## What to work on
Reproduce the whole listing, character for character.

───── Information shown ─────

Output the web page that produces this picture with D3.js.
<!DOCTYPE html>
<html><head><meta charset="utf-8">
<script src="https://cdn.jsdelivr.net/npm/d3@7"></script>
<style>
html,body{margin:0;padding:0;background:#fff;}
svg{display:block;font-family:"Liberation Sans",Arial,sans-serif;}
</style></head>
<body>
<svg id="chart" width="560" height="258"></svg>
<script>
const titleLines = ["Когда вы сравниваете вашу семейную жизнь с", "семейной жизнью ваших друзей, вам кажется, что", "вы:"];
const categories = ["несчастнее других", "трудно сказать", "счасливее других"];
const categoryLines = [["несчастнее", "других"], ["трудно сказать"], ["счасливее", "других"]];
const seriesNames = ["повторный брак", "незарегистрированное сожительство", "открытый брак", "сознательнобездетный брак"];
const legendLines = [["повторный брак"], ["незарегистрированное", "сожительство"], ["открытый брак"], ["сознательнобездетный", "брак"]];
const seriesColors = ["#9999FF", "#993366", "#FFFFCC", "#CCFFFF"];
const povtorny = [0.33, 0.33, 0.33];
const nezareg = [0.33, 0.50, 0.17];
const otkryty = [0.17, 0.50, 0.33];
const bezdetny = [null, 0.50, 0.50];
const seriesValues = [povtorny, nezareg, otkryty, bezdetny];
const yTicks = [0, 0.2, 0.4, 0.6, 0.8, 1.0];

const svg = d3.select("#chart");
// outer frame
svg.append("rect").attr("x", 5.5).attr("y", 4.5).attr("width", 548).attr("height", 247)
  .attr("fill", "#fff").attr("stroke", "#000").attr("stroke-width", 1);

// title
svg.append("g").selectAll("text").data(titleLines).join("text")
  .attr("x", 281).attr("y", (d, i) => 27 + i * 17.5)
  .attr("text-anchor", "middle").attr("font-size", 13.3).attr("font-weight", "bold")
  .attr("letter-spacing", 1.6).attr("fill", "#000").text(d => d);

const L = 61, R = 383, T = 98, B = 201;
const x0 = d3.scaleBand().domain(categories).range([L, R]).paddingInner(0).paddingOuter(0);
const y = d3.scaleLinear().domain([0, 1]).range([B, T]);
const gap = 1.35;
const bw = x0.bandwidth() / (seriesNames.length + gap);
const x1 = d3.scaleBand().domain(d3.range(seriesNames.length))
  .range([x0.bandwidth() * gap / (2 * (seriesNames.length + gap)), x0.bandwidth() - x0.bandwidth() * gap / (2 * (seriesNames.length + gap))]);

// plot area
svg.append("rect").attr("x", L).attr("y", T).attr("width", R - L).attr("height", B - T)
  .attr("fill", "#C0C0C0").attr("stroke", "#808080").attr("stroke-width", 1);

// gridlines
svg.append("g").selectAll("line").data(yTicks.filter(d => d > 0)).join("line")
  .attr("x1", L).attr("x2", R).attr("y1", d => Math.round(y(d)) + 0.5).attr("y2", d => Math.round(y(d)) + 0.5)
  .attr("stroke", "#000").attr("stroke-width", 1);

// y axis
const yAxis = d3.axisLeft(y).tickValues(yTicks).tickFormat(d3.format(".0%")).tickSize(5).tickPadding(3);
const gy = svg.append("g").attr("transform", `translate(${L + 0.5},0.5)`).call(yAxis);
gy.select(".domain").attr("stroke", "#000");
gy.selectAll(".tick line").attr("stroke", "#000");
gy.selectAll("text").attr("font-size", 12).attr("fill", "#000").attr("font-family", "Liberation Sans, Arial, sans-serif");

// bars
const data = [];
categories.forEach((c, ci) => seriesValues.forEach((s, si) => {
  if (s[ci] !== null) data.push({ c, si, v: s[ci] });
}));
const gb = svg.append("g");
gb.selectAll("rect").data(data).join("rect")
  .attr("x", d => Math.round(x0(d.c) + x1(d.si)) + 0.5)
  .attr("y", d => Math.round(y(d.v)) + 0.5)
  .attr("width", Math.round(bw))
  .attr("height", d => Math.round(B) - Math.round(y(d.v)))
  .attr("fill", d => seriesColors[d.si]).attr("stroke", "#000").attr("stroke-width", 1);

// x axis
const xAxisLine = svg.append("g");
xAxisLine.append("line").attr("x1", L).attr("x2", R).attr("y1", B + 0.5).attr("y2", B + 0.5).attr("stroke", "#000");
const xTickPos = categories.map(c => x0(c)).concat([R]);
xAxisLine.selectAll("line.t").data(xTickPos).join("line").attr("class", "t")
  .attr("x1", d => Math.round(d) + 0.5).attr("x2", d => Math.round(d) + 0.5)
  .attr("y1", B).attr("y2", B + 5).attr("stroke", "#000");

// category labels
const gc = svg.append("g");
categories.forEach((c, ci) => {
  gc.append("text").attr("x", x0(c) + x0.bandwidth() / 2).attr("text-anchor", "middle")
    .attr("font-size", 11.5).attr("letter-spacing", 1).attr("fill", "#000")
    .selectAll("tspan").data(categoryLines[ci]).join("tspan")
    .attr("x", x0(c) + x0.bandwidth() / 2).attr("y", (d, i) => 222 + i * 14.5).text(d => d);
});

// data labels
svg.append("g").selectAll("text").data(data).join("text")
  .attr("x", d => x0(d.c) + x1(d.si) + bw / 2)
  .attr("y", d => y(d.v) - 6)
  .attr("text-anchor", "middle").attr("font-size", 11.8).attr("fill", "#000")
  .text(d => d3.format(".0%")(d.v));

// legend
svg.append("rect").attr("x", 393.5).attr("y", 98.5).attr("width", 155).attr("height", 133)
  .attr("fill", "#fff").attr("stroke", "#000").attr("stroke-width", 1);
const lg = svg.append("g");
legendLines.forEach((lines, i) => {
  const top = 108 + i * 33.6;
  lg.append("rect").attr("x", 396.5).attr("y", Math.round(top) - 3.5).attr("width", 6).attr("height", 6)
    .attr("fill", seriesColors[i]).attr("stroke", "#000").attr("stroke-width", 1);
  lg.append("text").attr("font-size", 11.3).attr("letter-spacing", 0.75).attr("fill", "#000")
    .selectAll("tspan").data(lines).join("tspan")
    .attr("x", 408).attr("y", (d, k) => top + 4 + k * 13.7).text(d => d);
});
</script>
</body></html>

─────

## Solution for this problem
Output the web page that produces this picture with D3.js.
<!DOCTYPE html>
<html><head><meta charset="utf-8">
<script src="https://cdn.jsdelivr.net/npm/d3@7"></script>
<style>
html,body{margin:0;padding:0;background:#fff;}
svg{display:block;font-family:"Liberation Sans",Arial,sans-serif;}
</style></head>
<body>
<svg id="chart" width="560" height="258"></svg>
<script>
const titleLines = ["Когда вы сравниваете вашу семейную жизнь с", "семейной жизнью ваших друзей, вам кажется, что", "вы:"];
const categories = ["несчастнее других", "трудно сказать", "счасливее других"];
const categoryLines = [["несчастнее", "других"], ["трудно сказать"], ["счасливее", "других"]];
const seriesNames = ["повторный брак", "незарегистрированное сожительство", "открытый брак", "сознательнобездетный брак"];
const legendLines = [["повторный брак"], ["незарегистрированное", "сожительство"], ["открытый брак"], ["сознательнобездетный", "брак"]];
const seriesColors = ["#9999FF", "#993366", "#FFFFCC", "#CCFFFF"];
const povtorny = [0.33, 0.33, 0.33];
const nezareg = [0.33, 0.50, 0.17];
const otkryty = [0.17, 0.50, 0.33];
const bezdetny = [null, 0.50, 0.50];
const seriesValues = [povtorny, nezareg, otkryty, bezdetny];
const yTicks = [0, 0.2, 0.4, 0.6, 0.8, 1.0];

const svg = d3.select("#chart");
// outer frame
svg.append("rect").attr("x", 5.5).attr("y", 4.5).attr("width", 548).attr("height", 247)
  .attr("fill", "#fff").attr("stroke", "#000").attr("stroke-width", 1);

// title
svg.append("g").selectAll("text").data(titleLines).join("text")
  .attr("x", 281).attr("y", (d, i) => 27 + i * 17.5)
  .attr("text-anchor", "middle").attr("font-size", 13.3).attr("font-weight", "bold")
  .attr("letter-spacing", 1.6).attr("fill", "#000").text(d => d);

const L = 61, R = 383, T = 98, B = 201;
const x0 = d3.scaleBand().domain(categories).range([L, R]).paddingInner(0).paddingOuter(0);
const y = d3.scaleLinear().domain([0, 1]).range([B, T]);
const gap = 1.35;
const bw = x0.bandwidth() / (seriesNames.length + gap);
const x1 = d3.scaleBand().domain(d3.range(seriesNames.length))
  .range([x0.bandwidth() * gap / (2 * (seriesNames.length + gap)), x0.bandwidth() - x0.bandwidth() * gap / (2 * (seriesNames.length + gap))]);

// plot area
svg.append("rect").attr("x", L).attr("y", T).attr("width", R - L).attr("height", B - T)
  .attr("fill", "#C0C0C0").attr("stroke", "#808080").attr("stroke-width", 1);

// gridlines
svg.append("g").selectAll("line").data(yTicks.filter(d => d > 0)).join("line")
  .attr("x1", L).attr("x2", R).attr("y1", d => Math.round(y(d)) + 0.5).attr("y2", d => Math.round(y(d)) + 0.5)
  .attr("stroke", "#000").attr("stroke-width", 1);

// y axis
const yAxis = d3.axisLeft(y).tickValues(yTicks).tickFormat(d3.format(".0%")).tickSize(5).tickPadding(3);
const gy = svg.append("g").attr("transform", `translate(${L + 0.5},0.5)`).call(yAxis);
gy.select(".domain").attr("stroke", "#000");
gy.selectAll(".tick line").attr("stroke", "#000");
gy.selectAll("text").attr("font-size", 12).attr("fill", "#000").attr("font-family", "Liberation Sans, Arial, sans-serif");

// bars
const data = [];
categories.forEach((c, ci) => seriesValues.forEach((s, si) => {
  if (s[ci] !== null) data.push({ c, si, v: s[ci] });
}));
const gb = svg.append("g");
gb.selectAll("rect").data(data).join("rect")
  .attr("x", d => Math.round(x0(d.c) + x1(d.si)) + 0.5)
  .attr("y", d => Math.round(y(d.v)) + 0.5)
  .attr("width", Math.round(bw))
  .attr("height", d => Math.round(B) - Math.round(y(d.v)))
  .attr("fill", d => seriesColors[d.si]).attr("stroke", "#000").attr("stroke-width", 1);

// x axis
const xAxisLine = svg.append("g");
xAxisLine.append("line").attr("x1", L).attr("x2", R).attr("y1", B + 0.5).attr("y2", B + 0.5).attr("stroke", "#000");
const xTickPos = categories.map(c => x0(c)).concat([R]);
xAxisLine.selectAll("line.t").data(xTickPos).join("line").attr("class", "t")
  .attr("x1", d => Math.round(d) + 0.5).attr("x2", d => Math.round(d) + 0.5)
  .attr("y1", B).attr("y2", B + 5).attr("stroke", "#000");

// category labels
const gc = svg.append("g");
categories.forEach((c, ci) => {
  gc.append("text").attr("x", x0(c) + x0.bandwidth() / 2).attr("text-anchor", "middle")
    .attr("font-size", 11.5).attr("letter-spacing", 1).attr("fill", "#000")
    .selectAll("tspan").data(categoryLines[ci]).join("tspan")
    .attr("x", x0(c) + x0.bandwidth() / 2).attr("y", (d, i) => 222 + i * 14.5).text(d => d);
});

// data labels
svg.append("g").selectAll("text").data(data).join("text")
  .attr("x", d => x0(d.c) + x1(d.si) + bw / 2)
  .attr("y", d => y(d.v) - 6)
  .attr("text-anchor", "middle").attr("font-size", 11.8).attr("fill", "#000")
  .text(d => d3.format(".0%")(d.v));

// legend
svg.append("rect").attr("x", 393.5).attr("y", 98.5).attr("width", 155).attr("height", 133)
  .attr("fill", "#fff").attr("stroke", "#000").attr("stroke-width", 1);
const lg = svg.append("g");
legendLines.forEach((lines, i) => {
  const top = 108 + i * 33.6;
  lg.append("rect").attr("x", 396.5).attr("y", Math.round(top) - 3.5).attr("width", 6).attr("height", 6)
    .attr("fill", seriesColors[i]).attr("stroke", "#000").attr("stroke-width", 1);
  lg.append("text").attr("font-size", 11.3).attr("letter-spacing", 0.75).attr("fill", "#000")
    .selectAll("tspan").data(lines).join("tspan")
    .attr("x", 408).attr("y", (d, k) => top + 4 + k * 13.7).text(d => d);
});
</script>
</body></html>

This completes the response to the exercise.